As we learned from the legal committee’s report on court delays, mandatory minimum penalties burden the criminal and correctional system in many ways, from increasing rates of trials for those who have the means, to pressuring those who do not into guilty pleas, resulting in too many individuals, especially poor and racialized people, as well as those with mental health issues and addictions, being imprisoned. As the Human Rights Committee is hearing in its study of human rights in prisons, this results in their issues not even being fully acknowledged, much less addressed.

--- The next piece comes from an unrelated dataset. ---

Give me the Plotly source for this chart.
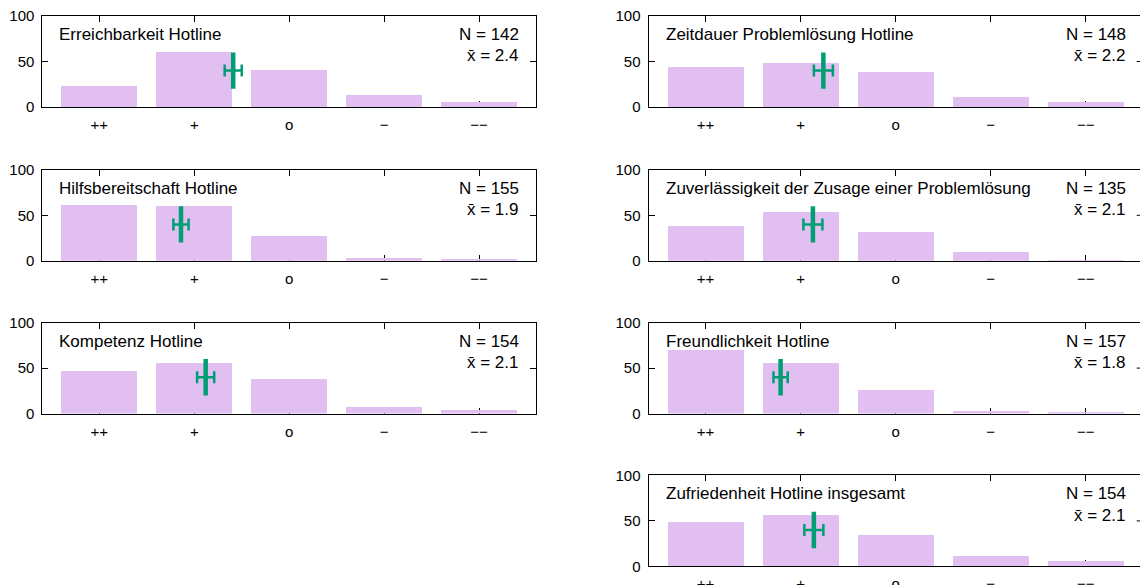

The Legal Committee ranked as one of its top priorities for action on court delays the over-representation of persons with mental health issues, including those with drug and alcohol addictions in Canada’s court and prison system. In our considerations of Bill C-46, we have before us an opportunity to act against this injustice, and I urge honourable senators that we not let this opportunity pass. We must ensure that treatment orders and judicial discretion with respect to sentencing are available to all. More fundamentally, we must support this approach with investment in public education and increased accessibility to community-based addiction and mental health treatment services and supports. I suggest we could also buttress these measures with guaranteed livable income, housing and education supports that cumulatively are far more likely to prevent individuals from being rendered more vulnerable to begin with.
We all know that the criminal law is the least effective and in fact can be a very destructive means of intervening when past trauma, mental health and addictions are the issues that most need to be dealt with and addressed. We must ensure that the experience of the criminal law of marginalized individuals reflects this reality. I look forward to working with all of you on this issue and urge that we move Bill C-46 to committee for just such further examination.Meegwetch, thank you.